### TASK TO CARRY OUT
Within the material below, transcribe exactly the lines from the one holding "Reproduce this chart with matplotlib." through the one holding "12.5, 9.9, 7.5, 5.0, 3.5, 2.06, 0.9, 0.55, 0.36]", keeping both ends and skipping the rest.

☆ ☆ ☆

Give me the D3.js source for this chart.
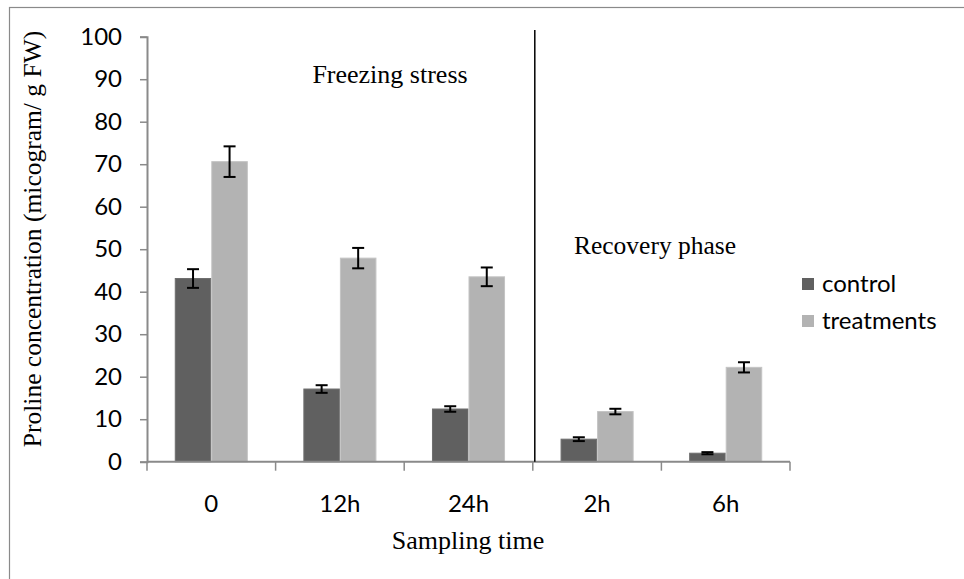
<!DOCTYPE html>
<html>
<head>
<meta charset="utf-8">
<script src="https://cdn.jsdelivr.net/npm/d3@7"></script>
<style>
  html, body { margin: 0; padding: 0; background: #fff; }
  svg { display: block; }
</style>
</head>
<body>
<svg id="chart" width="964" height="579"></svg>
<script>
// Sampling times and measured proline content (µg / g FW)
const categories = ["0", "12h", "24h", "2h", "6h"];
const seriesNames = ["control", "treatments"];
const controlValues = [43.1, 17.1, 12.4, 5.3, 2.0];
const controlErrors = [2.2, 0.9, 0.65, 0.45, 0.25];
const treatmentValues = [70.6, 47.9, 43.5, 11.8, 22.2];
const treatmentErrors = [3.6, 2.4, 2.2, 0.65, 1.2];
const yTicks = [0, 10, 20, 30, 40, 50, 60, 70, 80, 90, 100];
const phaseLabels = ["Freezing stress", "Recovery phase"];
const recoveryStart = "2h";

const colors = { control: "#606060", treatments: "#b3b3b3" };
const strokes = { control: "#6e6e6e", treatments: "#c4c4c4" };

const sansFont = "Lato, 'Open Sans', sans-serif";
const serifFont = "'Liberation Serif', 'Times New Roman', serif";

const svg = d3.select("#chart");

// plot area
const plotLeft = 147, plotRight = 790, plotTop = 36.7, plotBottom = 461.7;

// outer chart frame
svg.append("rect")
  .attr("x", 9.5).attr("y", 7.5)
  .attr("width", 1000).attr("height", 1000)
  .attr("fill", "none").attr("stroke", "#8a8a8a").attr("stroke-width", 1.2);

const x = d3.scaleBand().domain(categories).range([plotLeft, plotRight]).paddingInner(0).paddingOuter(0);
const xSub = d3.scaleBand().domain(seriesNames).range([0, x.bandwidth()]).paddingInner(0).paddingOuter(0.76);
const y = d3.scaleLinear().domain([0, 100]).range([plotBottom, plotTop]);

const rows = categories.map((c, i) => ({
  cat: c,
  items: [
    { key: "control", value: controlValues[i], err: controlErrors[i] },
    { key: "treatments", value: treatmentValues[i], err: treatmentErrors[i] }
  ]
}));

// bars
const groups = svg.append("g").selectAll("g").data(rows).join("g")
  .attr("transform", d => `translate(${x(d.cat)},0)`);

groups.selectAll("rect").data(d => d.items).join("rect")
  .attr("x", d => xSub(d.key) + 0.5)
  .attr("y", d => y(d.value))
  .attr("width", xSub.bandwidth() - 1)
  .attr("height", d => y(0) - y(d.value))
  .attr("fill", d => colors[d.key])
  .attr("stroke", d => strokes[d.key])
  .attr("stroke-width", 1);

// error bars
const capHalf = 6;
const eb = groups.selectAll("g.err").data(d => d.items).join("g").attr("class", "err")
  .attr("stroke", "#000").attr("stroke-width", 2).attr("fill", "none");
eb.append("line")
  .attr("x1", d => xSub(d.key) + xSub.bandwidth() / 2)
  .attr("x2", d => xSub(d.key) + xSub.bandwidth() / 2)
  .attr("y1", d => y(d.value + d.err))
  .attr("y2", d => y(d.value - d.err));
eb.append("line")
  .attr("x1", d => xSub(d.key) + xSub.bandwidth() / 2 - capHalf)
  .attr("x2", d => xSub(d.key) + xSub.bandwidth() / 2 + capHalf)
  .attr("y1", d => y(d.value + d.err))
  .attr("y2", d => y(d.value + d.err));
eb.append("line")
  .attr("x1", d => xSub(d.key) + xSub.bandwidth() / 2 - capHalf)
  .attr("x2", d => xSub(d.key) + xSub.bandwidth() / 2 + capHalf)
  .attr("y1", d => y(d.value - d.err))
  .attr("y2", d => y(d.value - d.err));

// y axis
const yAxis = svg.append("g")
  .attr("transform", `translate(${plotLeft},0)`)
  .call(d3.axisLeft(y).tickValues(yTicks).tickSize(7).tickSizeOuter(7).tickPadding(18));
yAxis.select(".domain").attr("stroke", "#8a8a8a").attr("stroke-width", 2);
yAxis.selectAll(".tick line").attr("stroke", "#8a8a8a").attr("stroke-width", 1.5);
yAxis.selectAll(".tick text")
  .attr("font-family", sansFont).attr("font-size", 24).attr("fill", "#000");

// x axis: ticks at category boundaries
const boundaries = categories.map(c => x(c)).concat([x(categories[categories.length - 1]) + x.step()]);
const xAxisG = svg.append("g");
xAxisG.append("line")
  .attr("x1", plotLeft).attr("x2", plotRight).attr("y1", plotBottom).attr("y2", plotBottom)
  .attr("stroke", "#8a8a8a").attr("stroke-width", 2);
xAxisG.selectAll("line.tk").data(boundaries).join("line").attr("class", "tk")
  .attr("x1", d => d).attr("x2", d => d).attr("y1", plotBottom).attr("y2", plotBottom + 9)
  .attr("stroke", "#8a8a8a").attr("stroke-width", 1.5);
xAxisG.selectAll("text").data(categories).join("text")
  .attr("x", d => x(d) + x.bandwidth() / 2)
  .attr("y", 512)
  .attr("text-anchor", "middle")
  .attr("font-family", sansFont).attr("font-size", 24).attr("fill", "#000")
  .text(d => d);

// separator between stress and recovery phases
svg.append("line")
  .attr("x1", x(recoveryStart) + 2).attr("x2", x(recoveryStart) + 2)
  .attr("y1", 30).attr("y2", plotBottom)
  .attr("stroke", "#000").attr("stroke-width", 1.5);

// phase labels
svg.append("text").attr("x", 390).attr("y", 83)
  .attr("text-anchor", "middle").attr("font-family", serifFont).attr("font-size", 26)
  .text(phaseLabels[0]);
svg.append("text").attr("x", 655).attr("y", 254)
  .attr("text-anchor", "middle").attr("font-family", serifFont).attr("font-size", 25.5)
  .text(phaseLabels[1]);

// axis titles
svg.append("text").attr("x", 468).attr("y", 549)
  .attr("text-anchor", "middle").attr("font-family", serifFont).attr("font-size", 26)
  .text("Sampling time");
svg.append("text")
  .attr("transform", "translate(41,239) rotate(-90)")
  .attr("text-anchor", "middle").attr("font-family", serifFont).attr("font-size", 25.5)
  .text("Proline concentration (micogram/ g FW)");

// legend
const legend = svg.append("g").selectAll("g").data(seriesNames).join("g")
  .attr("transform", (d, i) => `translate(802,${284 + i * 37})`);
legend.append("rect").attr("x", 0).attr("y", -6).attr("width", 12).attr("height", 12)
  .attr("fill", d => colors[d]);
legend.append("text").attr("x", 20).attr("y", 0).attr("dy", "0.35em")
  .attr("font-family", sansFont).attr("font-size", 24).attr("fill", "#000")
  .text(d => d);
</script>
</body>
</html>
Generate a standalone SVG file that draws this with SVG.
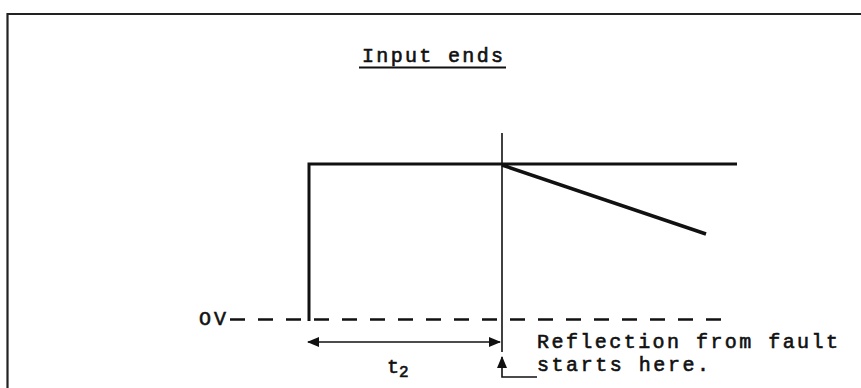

☆ ☆ ☆

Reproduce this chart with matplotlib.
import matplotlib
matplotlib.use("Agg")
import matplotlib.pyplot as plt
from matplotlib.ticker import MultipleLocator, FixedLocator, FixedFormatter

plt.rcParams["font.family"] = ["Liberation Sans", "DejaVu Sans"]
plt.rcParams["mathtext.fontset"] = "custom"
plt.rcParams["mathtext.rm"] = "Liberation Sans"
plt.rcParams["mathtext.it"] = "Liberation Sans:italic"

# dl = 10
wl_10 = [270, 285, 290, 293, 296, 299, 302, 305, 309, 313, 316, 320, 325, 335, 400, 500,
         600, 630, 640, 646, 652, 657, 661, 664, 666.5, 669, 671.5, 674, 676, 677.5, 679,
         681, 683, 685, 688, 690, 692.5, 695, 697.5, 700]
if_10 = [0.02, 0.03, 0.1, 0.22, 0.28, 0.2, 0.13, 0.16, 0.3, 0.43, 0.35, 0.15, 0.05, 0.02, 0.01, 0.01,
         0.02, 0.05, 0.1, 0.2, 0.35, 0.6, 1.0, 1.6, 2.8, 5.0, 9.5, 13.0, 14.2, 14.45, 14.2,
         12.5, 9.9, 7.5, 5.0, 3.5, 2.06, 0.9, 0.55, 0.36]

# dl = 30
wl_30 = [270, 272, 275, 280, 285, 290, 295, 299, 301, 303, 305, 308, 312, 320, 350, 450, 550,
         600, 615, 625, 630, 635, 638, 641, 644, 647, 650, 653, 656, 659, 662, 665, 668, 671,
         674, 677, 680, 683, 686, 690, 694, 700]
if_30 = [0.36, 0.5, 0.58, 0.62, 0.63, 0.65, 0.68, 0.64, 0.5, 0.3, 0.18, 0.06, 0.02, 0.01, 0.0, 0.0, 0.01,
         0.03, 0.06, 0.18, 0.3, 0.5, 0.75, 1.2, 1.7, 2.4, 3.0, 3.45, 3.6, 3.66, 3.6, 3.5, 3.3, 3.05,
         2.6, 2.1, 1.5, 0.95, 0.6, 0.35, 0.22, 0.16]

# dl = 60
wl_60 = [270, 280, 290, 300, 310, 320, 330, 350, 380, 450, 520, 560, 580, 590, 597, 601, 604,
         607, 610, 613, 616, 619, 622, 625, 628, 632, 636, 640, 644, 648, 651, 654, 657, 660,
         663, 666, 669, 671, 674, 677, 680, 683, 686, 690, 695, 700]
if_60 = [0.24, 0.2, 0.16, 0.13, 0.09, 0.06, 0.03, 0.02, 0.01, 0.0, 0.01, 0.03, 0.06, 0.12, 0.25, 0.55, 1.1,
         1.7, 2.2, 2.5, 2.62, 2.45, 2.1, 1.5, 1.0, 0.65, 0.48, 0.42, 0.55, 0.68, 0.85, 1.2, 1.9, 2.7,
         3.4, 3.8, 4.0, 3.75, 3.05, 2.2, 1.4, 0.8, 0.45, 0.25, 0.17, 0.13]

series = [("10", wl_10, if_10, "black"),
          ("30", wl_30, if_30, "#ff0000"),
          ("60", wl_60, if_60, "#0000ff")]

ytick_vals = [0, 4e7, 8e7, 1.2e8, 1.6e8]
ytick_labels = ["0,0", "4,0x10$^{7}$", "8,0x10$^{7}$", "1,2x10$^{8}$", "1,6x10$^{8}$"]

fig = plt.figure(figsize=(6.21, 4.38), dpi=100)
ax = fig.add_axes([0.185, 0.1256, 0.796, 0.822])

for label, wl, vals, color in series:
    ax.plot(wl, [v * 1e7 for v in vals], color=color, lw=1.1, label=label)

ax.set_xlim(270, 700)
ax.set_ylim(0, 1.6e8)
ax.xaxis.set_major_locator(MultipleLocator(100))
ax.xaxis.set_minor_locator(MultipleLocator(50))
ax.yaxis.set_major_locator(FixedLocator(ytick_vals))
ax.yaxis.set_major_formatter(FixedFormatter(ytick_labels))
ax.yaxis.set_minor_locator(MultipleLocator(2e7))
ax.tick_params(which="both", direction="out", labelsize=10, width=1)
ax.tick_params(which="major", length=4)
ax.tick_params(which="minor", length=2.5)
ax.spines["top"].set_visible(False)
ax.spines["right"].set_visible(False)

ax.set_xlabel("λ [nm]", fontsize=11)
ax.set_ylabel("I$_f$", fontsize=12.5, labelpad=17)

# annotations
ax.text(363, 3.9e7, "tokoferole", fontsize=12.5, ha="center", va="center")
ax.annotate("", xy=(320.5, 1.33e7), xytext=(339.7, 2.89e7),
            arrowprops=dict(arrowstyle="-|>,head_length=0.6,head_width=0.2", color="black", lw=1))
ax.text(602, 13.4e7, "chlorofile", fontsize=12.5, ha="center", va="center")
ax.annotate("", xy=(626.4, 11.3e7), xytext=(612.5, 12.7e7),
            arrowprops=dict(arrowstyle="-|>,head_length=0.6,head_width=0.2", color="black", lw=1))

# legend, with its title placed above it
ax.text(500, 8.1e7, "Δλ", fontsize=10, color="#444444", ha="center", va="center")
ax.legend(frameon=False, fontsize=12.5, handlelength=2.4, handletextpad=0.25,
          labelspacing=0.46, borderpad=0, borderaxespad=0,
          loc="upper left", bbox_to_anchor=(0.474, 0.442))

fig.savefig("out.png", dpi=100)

☆ ☆ ☆

### RESULT FOR THIS EXERCISE
Reproduce this chart with matplotlib.
import matplotlib
matplotlib.use("Agg")
import matplotlib.pyplot as plt
from matplotlib.ticker import MultipleLocator, FixedLocator, FixedFormatter

plt.rcParams["font.family"] = ["Liberation Sans", "DejaVu Sans"]
plt.rcParams["mathtext.fontset"] = "custom"
plt.rcParams["mathtext.rm"] = "Liberation Sans"
plt.rcParams["mathtext.it"] = "Liberation Sans:italic"

# dl = 10
wl_10 = [270, 285, 290, 293, 296, 299, 302, 305, 309, 313, 316, 320, 325, 335, 400, 500,
         600, 630, 640, 646, 652, 657, 661, 664, 666.5, 669, 671.5, 674, 676, 677.5, 679,
         681, 683, 685, 688, 690, 692.5, 695, 697.5, 700]
if_10 = [0.02, 0.03, 0.1, 0.22, 0.28, 0.2, 0.13, 0.16, 0.3, 0.43, 0.35, 0.15, 0.05, 0.02, 0.01, 0.01,
         0.02, 0.05, 0.1, 0.2, 0.35, 0.6, 1.0, 1.6, 2.8, 5.0, 9.5, 13.0, 14.2, 14.45, 14.2,
         12.5, 9.9, 7.5, 5.0, 3.5, 2.06, 0.9, 0.55, 0.36]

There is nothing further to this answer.